In Manufacturing Consent, Naom Chomsky writes of the link between power and information: the closer you are to the Bosses, basically, the more you talk about them. If you’re not up there you aren’t in the news. Reality continuously drives home to us the truth of Chomsky’s assertion. It is ironic, it is sad, it is unjust, but if you don’t belong to a set of people you don’t deserve a voice.

Today’s Times of India reports that Orissa shall henceforth be called Odisha:

The state crafted on April 1, 1936, and spelled “Orissa” in the Indian Constitution adopted in 1950, wasn’t the correct spelling of the state’s name which, in its language, ought to be spelled as it is pronounced – “Odisha”.

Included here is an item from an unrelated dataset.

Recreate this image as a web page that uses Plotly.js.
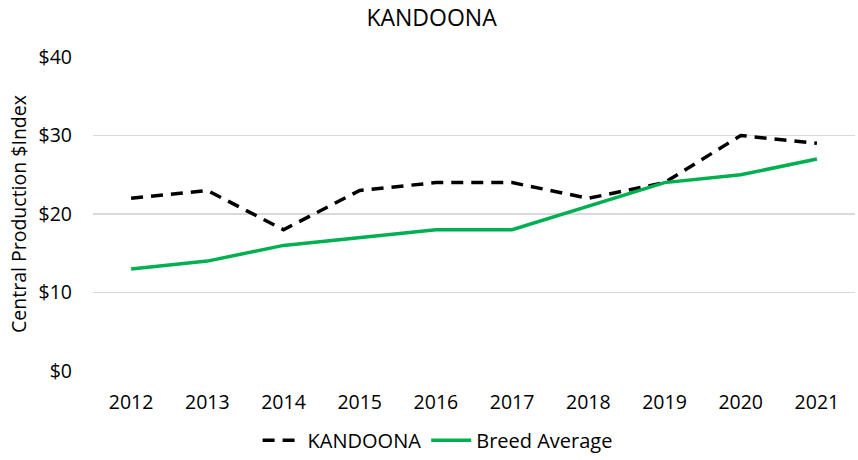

The BJD government, taking exception to the manner in which state’s name is spelled in Schedule I of the Constitution, advised the Centre to make the correction and the Union government has in principle agreed to do so, officials said.

and later,

a section within the state government had even suggested that Orissa’s name be changed to Kalinga or Utkala by which it was known historically. But the government rejected the proposal, saying it could trigger a controversy.

Rest in peace, Orissa.

What I want you to notice is how little publicity the change of name has gathered as compared to, say, the shift from Bangalore to Bengaluru or (need I mention) Bombay to Mumbai. In both of the latter situations an anglicisation was sought to be remedied, and a section of (anglophile?) people protested against the move, calling it unnecessary, politically guided and costly. Changing ‘Orissa’ to ‘Odisha’ has run along basically the same lines.

The Hindu, a paper I knew for its commitment to the fair representation of marginalised voices, gave it less space than it did to an article about how Jagmohan Reddy conducts five daily havans. Of course the change doesn’t really affect the poor or steal away any rights – but what is troubling is the assumption that nobody will have a problem with it, that the news of the change doesn’t warrant sufficient importance to place it, to say the very least, on the front page. Aren’t we allowing our newspapers too much leeway to guide our attention? Aren’t we letting them assume too much about Orissa’s importance – or, even more troubling, letting it reinforce our assumptions about ‘those’ people?